Sounds wonderful, Caroline. I agree the best way to research is to get out there, talk to people, visit places, so that when you write the scenes become real to the reader.

Helen Black said...

Completely agree that visiting locations is often well worth the time and effort.

You get that smell and sense of place that feeds into writing.
HB x

Gillian McDade said...

I absolutely agree that visiting locations are key to the novel's success. It makes the book real to you and the author.
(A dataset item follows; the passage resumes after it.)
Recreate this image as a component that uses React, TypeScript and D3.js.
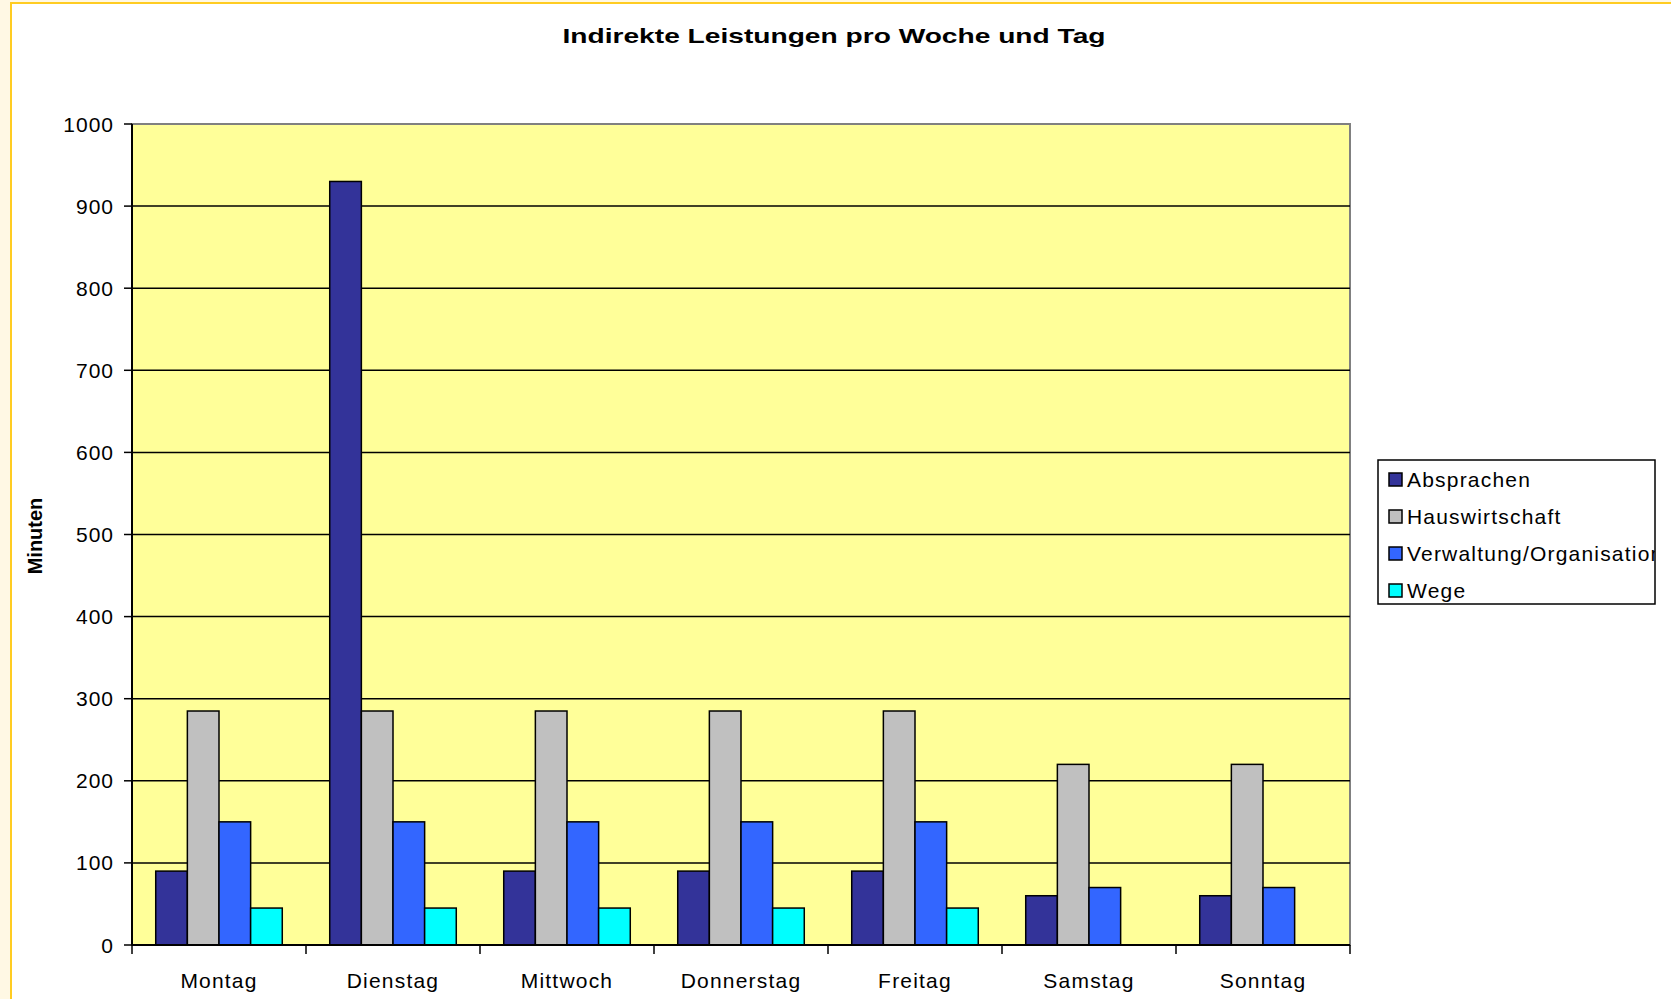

For my next one, I have to go deep-sea diving to resurrect what's left of the Titanic (only joking!)

Caroline Green said...

Go for it Gillian, LOL!

I'm so grateful to the owners for letting me go. Shows that it really is worth asking sometimes...

Sandra Davies said...
This comment has been removed by the author.
Sandra Davies said...

Apols - tried to add a link but failed. But what I wanted to say was that I had a truly wonderful location moment last Wednesday, which I wrote about on my blog at http://sandra-linesofcommunication.blogspot.co.uk/2012/03/triple-serendipity-coincidence.html

Caroline Green said...

What an amazing coincidence Sandra!

Sandra Davies said...

Caroline, I should add that the house itself was demolished in the early 1960s so there's no way I could ever visit, but thanks to the photo I saw that it was a far more astonishing place than ever I could have imagined just from seeing its turreted roof above the trees. As a result it's playing a much bigger part in the story.

Susie Nott-Bower said...

Well done you, Caroline, for waiting for The Right One. What a fabulous experience.
Susiex

Debs Riccio said...

What a great idea, and, as Deb says, it can only make the connections feel more real. Next stop California? :)

EmmaH said...

Ooo errr, you're brave, Caroline. Good on you. Not sure I'd have the balls, but then I wouldn't feel very legitimate about being a proper enough writer to ask.

Caroline Green said...

California...I think I definitely need a trip there. I'm sure I could squeeze it into a book somehow ;)

Emma, hoenstly, it's so worthwhile in all kinds of ways. Even before I was published I found people reacted very favourably to any kind of book research.